1930-е годы прошли под знаком тотальной нестабильности. Умеренных политиков, пытавшихся остаться независимыми, часто просто убивали — побуждая оставшихся в живых поскорее присоединяться к кому-нибудь. По данным японской полиции, за период с 1930 по 1945 год в стране произошло в общей сложности 29 серьезных “инцидентов” с участием ультраправых группировок — включая силовые выступления, вооружённые столкновения и даже попытки переворота. Были убиты два премьер-министра и два министра финансов. Из этого хаоса постепенно рождался новый режим — антидемократический, милитаристский, нацеленный на внешнюю экспансию. В Японии не было одного “знакового” переворота, как в той же Германии или Италии, про который можно было бы сказать, что “с этого момента всё изменилось”. Всё происходило постепеннее и менее организованно. Здесь не было какой-то одной открыто “фашистской” партии — но все составляющие фашизма присутствовали, хоть и в более разбросанном, рассредоточенном виде. Япония оказалась в “Оси” не случайно — для неё это был органичный выбор, и шла она к нему долго.
“Рыбку в мутной воде” ловили в основном якудза — теперь у них всегда было наготове очень удобное прикрытие, они могли в мгновение ока превратиться в силовое крыло одной из политических сил и тем самым приобрести этакий “квази-легальный” статус, при этом продолжая в том числе и всю свою обычную, не слишком законную деятельность. Якудза необходимо было найти своё место в новой Японии — и они его нашли. Движение было двусторонним — с одной стороны, мафия была с радостью готова сотрудничать с властью, отвечавшей её идеалам, а с другой — власть была готова опираться на якудза, находить в них поддержку и активно их использовать.
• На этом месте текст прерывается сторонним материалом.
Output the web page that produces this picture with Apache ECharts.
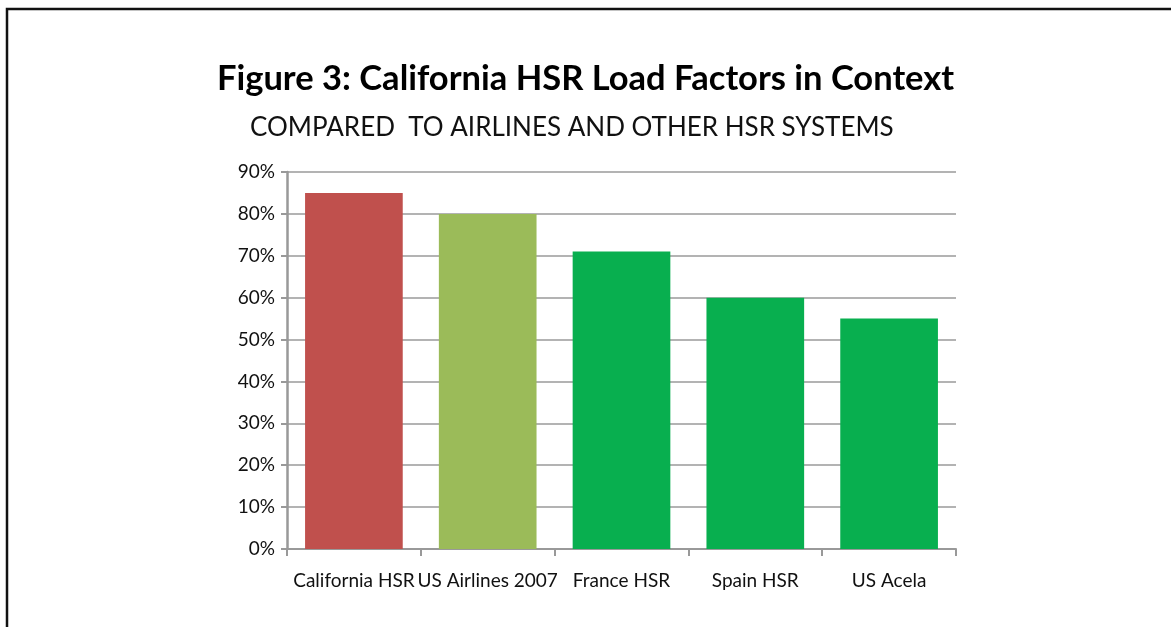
<!DOCTYPE html>
<html>
<head>
<meta charset="utf-8">
<script src="https://cdn.jsdelivr.net/npm/echarts@6/dist/echarts.min.js"></script>
<style>
  html, body { margin: 0; padding: 0; background: #fff; }
  #chart { width: 1171px; height: 627px; }
</style>
</head>
<body>
<div id="chart"></div>
<script>
var categories = ["California HSR", "US Airlines 2007", "France HSR", "Spain HSR", "US Acela"];
var loadFactors = [85, 80, 71, 60, 55];
var barColors = ["#C0504D", "#9BBB59", "#08AF4F", "#08AF4F", "#08AF4F"];

var chart = echarts.init(document.getElementById("chart"));

var option = {
  backgroundColor: "#fff",
  animation: false,
  // outer frame
  graphic: [
    {
      type: "rect",
      shape: { x: 7, y: 9, width: 1300, height: 800 },
      style: { fill: "none", stroke: "#111", lineWidth: 2.5 },
      z: 100
    }
  ],
  title: [
    {
      text: "Figure 3: California HSR Load Factors in Context",
      left: "center",
      top: 56,
      textStyle: { fontFamily: "Lato", fontWeight: "bold", fontSize: 34.5, color: "#000" }
    },
    {
      text: "COMPARED  TO AIRLINES AND OTHER HSR SYSTEMS",
      left: 245,
      top: 110,
      textStyle: { fontFamily: "Lato", fontWeight: "normal", fontSize: 26, color: "#111" }
    }
  ],
  grid: { left: 287, right: 215, top: 172, bottom: 78 },
  xAxis: {
    type: "category",
    data: categories,
    axisLine: { lineStyle: { color: "#999", width: 2 } },
    axisTick: { show: true, length: 7, lineStyle: { color: "#999", width: 2 } },
    axisLabel: { fontFamily: "Lato", fontSize: 19, color: "#111", margin: 22, interval: 0 }
  },
  yAxis: {
    type: "value",
    min: 0,
    max: 90,
    interval: 10,
    axisLine: { show: true, lineStyle: { color: "#999", width: 2.5 } },
    axisTick: { show: true, length: 6, lineStyle: { color: "#999", width: 2 } },
    axisLabel: {
      fontFamily: "Lato", fontSize: 19, color: "#111", margin: 12,
      formatter: function(v) { return v + "%"; }
    },
    splitLine: { lineStyle: { color: "#9a9a9a", width: 1.5 } }
  },
  series: [
    {
      type: "bar",
      barCategoryGap: "27%",
      data: loadFactors.map(function(v, i) {
        return { value: v, itemStyle: { color: barColors[i] } };
      })
    }
  ]
};

chart.setOption(option);
</script>
</body>
</html>
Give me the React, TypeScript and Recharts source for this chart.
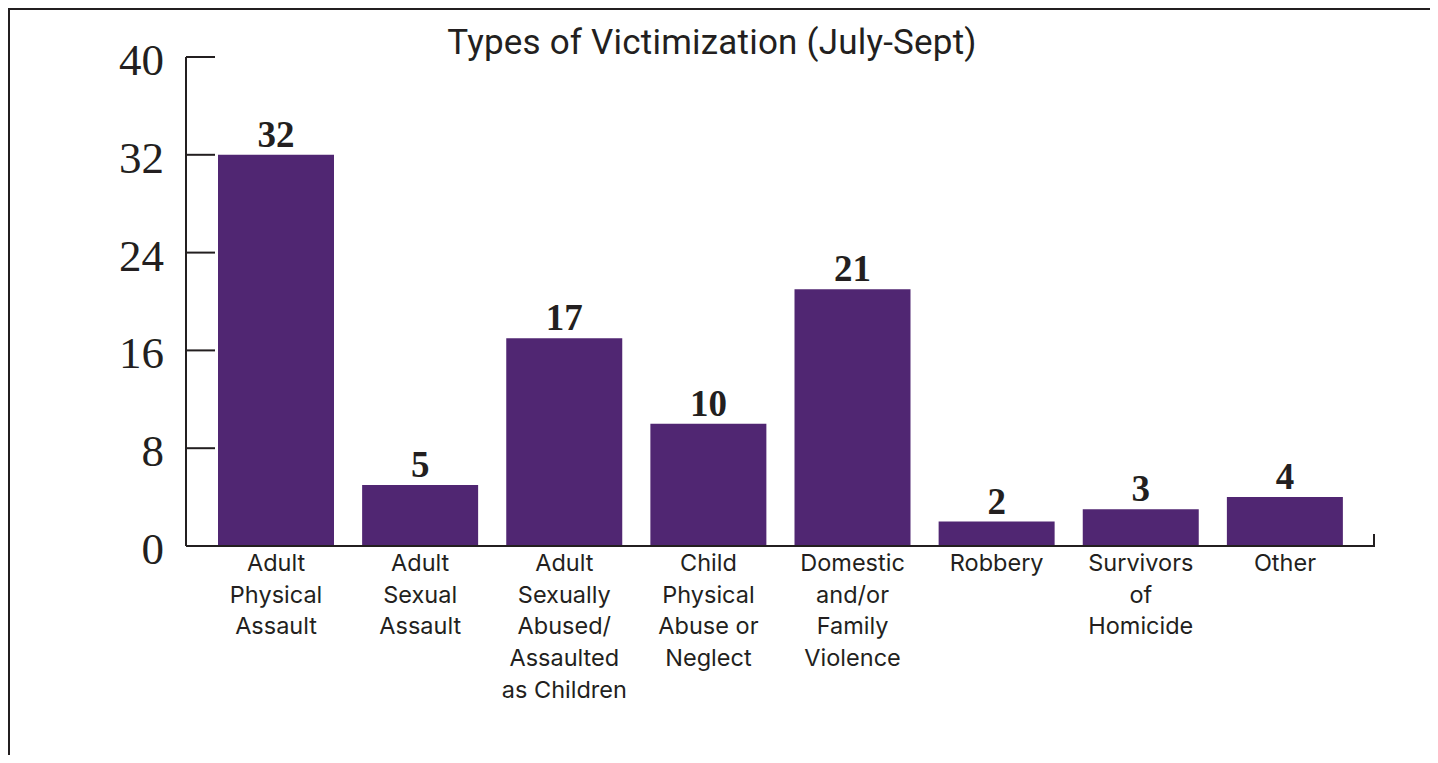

Совпадение интересов привело к глубокому синтезу натуры — “настоящих” якудза было уже непросто отличить от политических боевиков. Да это нередко и были одни и те же люди, разве что в разное время суток, а то и одновременно.
Деятели этого смешанного “мафиозно-политического” движения принимали активнейшее участие в жизни японского государства. Например, в проводимой им колониальной политике в Восточной Азии. Вчерашние якудза — в одночасье ставшие вполне легитимными государственными служащими — участвовали в деятельности известного Бюро опиумной монополии, которое, с одной стороны, делало деньги на поставках наркотиков, а с другой — ослабляло местное население, поощряя зависимость (по оценке военных, чистая прибыль от этой деятельности составляла до 300 млн долларов в год — разумеется, по курсам того времени). К этому надо прибавить прочие доходы от экспансии, немалую часть которых составлял банальный грабёж. В Японию хлынул поток денег, и не требуется проявлять чудеса сообразительности, чтобы понять, кто эффективнее всех освоил эти потоки.
Основатели университета Кокусикан, Мицуру Тояма — крайний слева
Тояма не увидел крушения своей мечты — он умер, когда она ещё была в зените, хотя тревожные “звоночки” уже вовсю звучали — в 1944 году. Поражение Японии имело в основном чисто военную природу — и здесь, как и во всём остальном, якудза шли следом за государством, к которому они присосались, словно моллюски к днищу корабля. Когда корабль выкинуло на берег, судьба слишком плотно присосавшихся моллюсков была очевидна и неизбежна.
Но наследие эпохи осталось, и выжившие к нему неоднократно обращались — не случайно якудза и до сих пор в глазах рядовых японцев ассоциируются с политикой определённого сорта. Как это наследие можно было использовать — другой вопрос, и ответить на него могли лишь те, кто остался на плаву. Они и ответили.